Procter & Gamble slashed its measured media spending 4.6 percent, but still managed to remain America's largest advertising, besting automaker General Motors, according to final 2005 estimates released late Monday by TNS Media Intelligence. P&G held on to its position as the U.S.'s alpha advertiser despite the fact that GM poured on spending, boosting its advertising outlays to 7.1 percent to finish the year at just under $3 billion in spending among the media tracked by TNS.

No. 3 advertiser Time Warner also boosted its ad spending 3.8 percent, and No. 4 Verizon rose 8.5 percent, outpacing the 3.3 percent average rate of growth among the top 10 U.S. advertisers last year. That was marginally better than the 3.0 percent growth for total U.S. ad spending by all advertisers during 2005.

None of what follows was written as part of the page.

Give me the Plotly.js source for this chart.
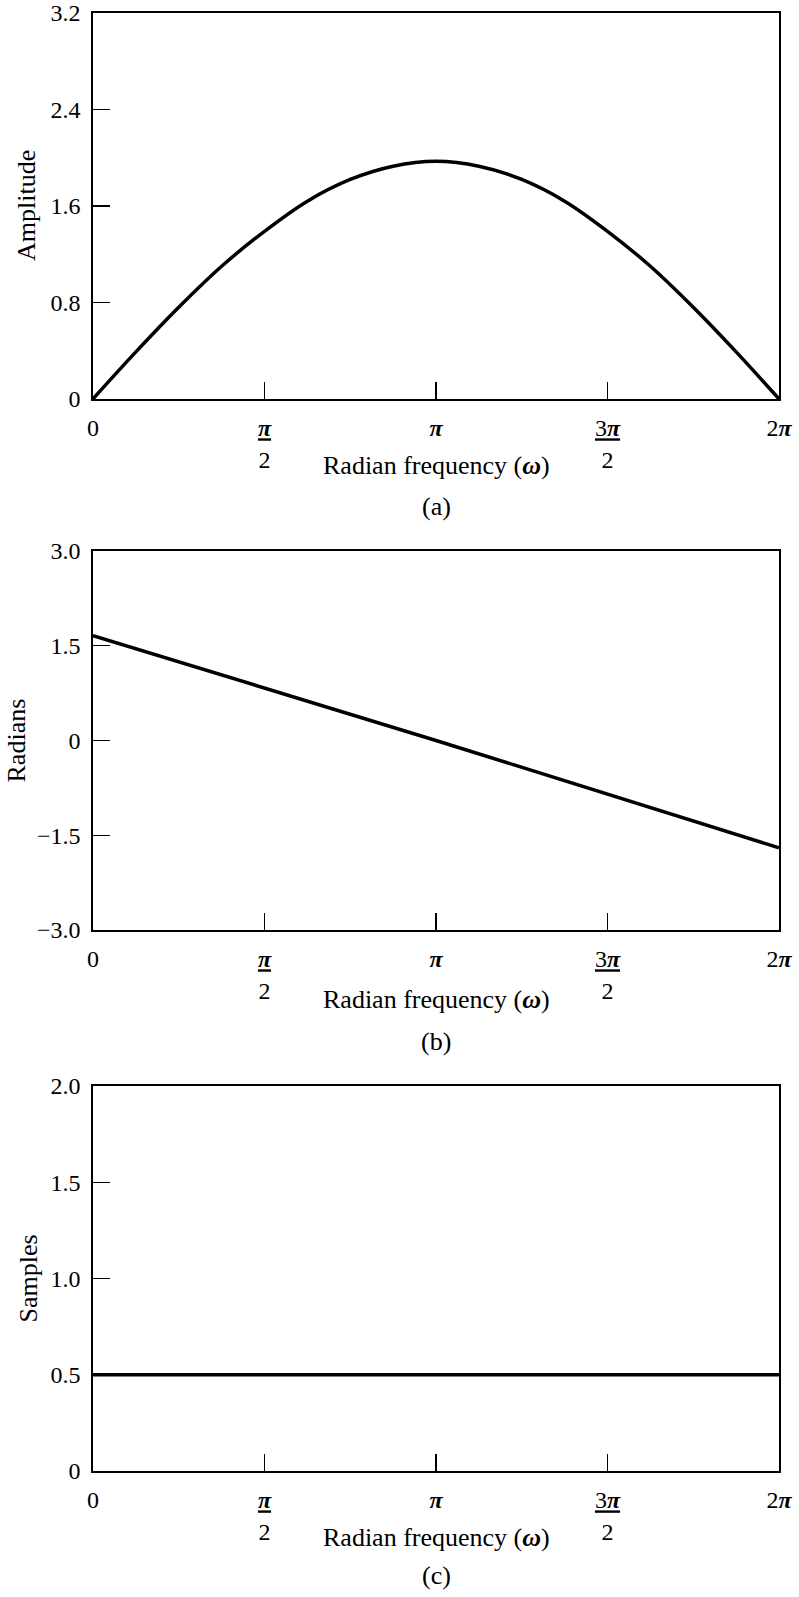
<!DOCTYPE html>
<html>
<head>
<meta charset="utf-8">
<script src="https://cdn.plot.ly/plotly-3.0.1.min.js"></script>
<style>
html,body{margin:0;padding:0;background:#fff;}
#chart{width:799px;height:1597px;}
</style>
</head>
<body>
<div id="chart"></div>
<script>
// ---- data ----
const omegaA = [0, 0.3927, 0.7854, 1.1781, 1.5708, 1.9635, 2.3562, 2.7489, 3.1416,
                3.5343, 3.9270, 4.3197, 4.7124, 5.1051, 5.4978, 5.8905, 6.2832];
const amplitude = [0, 0.39, 0.76, 1.10, 1.39, 1.64, 1.82, 1.93, 1.97,
                   1.93, 1.82, 1.64, 1.39, 1.10, 0.76, 0.39, 0];
const omegaB = [0, 3.1416, 6.2832];
const phase = [1.66, 0.0, -1.70];
const omegaC = [0, 6.2832];
const samples = [0.5, 0.5];

const xTickVals = [0, 1.5708, 3.1416, 4.7124, 6.2832];
const xTickText = ["0", "<u><b><i>π</i></b></u><br>2", "<b><i>π</i></b>",
                   "<u>3<b><i>π</i></b></u><br>2", "2<b><i>π</i></b>"];
const yValsA = [0, 0.8, 1.6, 2.4, 3.2];
const yTextA = ["0", "0.8", "1.6", "2.4", "3.2"];
const yValsB = [-3, -1.5, 0, 1.5, 3];
const yTextB = ["\u22123.0", "\u22121.5", "0", "1.5", "3.0"];
const yValsC = [0, 0.5, 1.0, 1.5, 2.0];
const yTextC = ["0", "0.5", "1.0", "1.5", "2.0"];
const yTitles = ["Amplitude", "Radians", "Samples"];
const xTitle = "Radian frequency (<b><i>ω</i></b>)";
const panelLabels = ["(a)", "(b)", "(c)"];

// ---- styling ----
const FONT = "Liberation Serif, Times New Roman, serif";
const lineStyle = {color: "#000", width: 3.5};

function xax(anchor) {
  return {
    anchor: anchor, domain: [0, 1], range: [0, 6.2832],
    tickmode: "array", tickvals: xTickVals, ticktext: xTickText,
    ticks: "inside", ticklen: 17, tickwidth: 1.3, tickcolor: "#000",
    showline: true, linecolor: "#000", linewidth: 1.6, mirror: true,
    showgrid: false, zeroline: false,
    tickfont: {family: FONT, size: 24, color: "#000"},
    ticklabelstandoff: 7
  };
}
function yax(anchor, dom, range, vals, text) {
  return {
    anchor: anchor, domain: dom, range: range,
    tickmode: "array", tickvals: vals, ticktext: text,
    ticks: "inside", ticklen: 17, tickwidth: 1.3, tickcolor: "#000",
    showline: true, linecolor: "#000", linewidth: 1.6, mirror: true,
    showgrid: false, zeroline: false,
    tickfont: {family: FONT, size: 24, color: "#000"},
    ticklabelstandoff: 6
  };
}

const traces = [
  {x: omegaA, y: amplitude, xaxis: "x", yaxis: "y", mode: "lines",
   line: Object.assign({shape: "spline"}, lineStyle), hoverinfo: "skip"},
  {x: omegaB, y: phase, xaxis: "x2", yaxis: "y2", mode: "lines",
   line: lineStyle, hoverinfo: "skip"},
  {x: omegaC, y: samples, xaxis: "x3", yaxis: "y3", mode: "lines",
   line: lineStyle, hoverinfo: "skip"}
];

const annFont = {family: FONT, size: 26, color: "#000"};
const xRefs = ["x domain", "x2 domain", "x3 domain"];
const yRefs = ["y domain", "y2 domain", "y3 domain"];
const yTitleShift = [-66, -77, -65];
const xTitleShift = [-67, -70, -66];
const labelShift = [-108, -112, -104];
const annotations = [];
for (let i = 0; i < 3; i++) {
  annotations.push({text: yTitles[i], xref: "paper", x: 0, xshift: yTitleShift[i],
    yref: yRefs[i], y: 0.5, textangle: -90, xanchor: "center", yanchor: "middle",
    showarrow: false, font: annFont});
  annotations.push({text: xTitle, xref: xRefs[i], x: 0.5, yref: yRefs[i], y: 0,
    yshift: xTitleShift[i], xanchor: "center", yanchor: "middle",
    showarrow: false, font: annFont});
  annotations.push({text: panelLabels[i], xref: xRefs[i], x: 0.5, yref: yRefs[i], y: 0,
    yshift: labelShift[i], xanchor: "center", yanchor: "middle",
    showarrow: false, font: annFont});
}

const layout = {
  width: 799, height: 1597,
  margin: {l: 93, r: 20, t: 13, b: 126},
  paper_bgcolor: "#fff", plot_bgcolor: "#fff",
  showlegend: false,
  font: {family: FONT, color: "#000"},
  xaxis: xax("y"),
  yaxis: yax("x", [0.7353, 1.0], [0, 3.2], yValsA, yTextA),
  xaxis2: xax("y2"),
  yaxis2: yax("x2", [0.3711, 0.6310], [-3, 3], yValsB, yTextB),
  xaxis3: xax("y3"),
  yaxis3: yax("x3", [0, 0.2641], [0, 2], yValsC, yTextC),
  annotations: annotations
};

Plotly.newPlot("chart", traces, layout, {staticPlot: true, displayModeBar: false});
</script>
</body>
</html>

The only other advertiser to demonstrate growth was Sprint Nextel, which boosted spending 2.6 percent.

But some big brands slashed spending, including AT&T, which declined 26.4 percent from 2004. AT&T, however, started 2006 with some heavy spending following its merger with Cingular.



After AT&T, DaimlerChrysler was the next biggest loser, dropping its U.S. ad spending 12.8 percent from 2004. That was consistent with the overall auto category trend. Despite remaining the largest single ad category, domestic auto spending slipped 3.7 percent during 2005, trailing imported auto spending, which was also down 1.9 percent for the year.

With an 8.1 percent rise in spending, the financial services category actually closed in on domestic autos, trailing it just enough to become the third largest ad category in 2005. That nudged out telecommunications.

TNS said total advertising expenditures in 2005 increased 3.0 percent to $143.3 billion. In fact, TNS Senior Vice president Research Jon Swallen said ad demand actually ebbed during the fourth quarter, noting, "The rate of growth in advertising expenditures weakened slightly in the fourth quarter, as consumers and businesses turned a bit more cautious."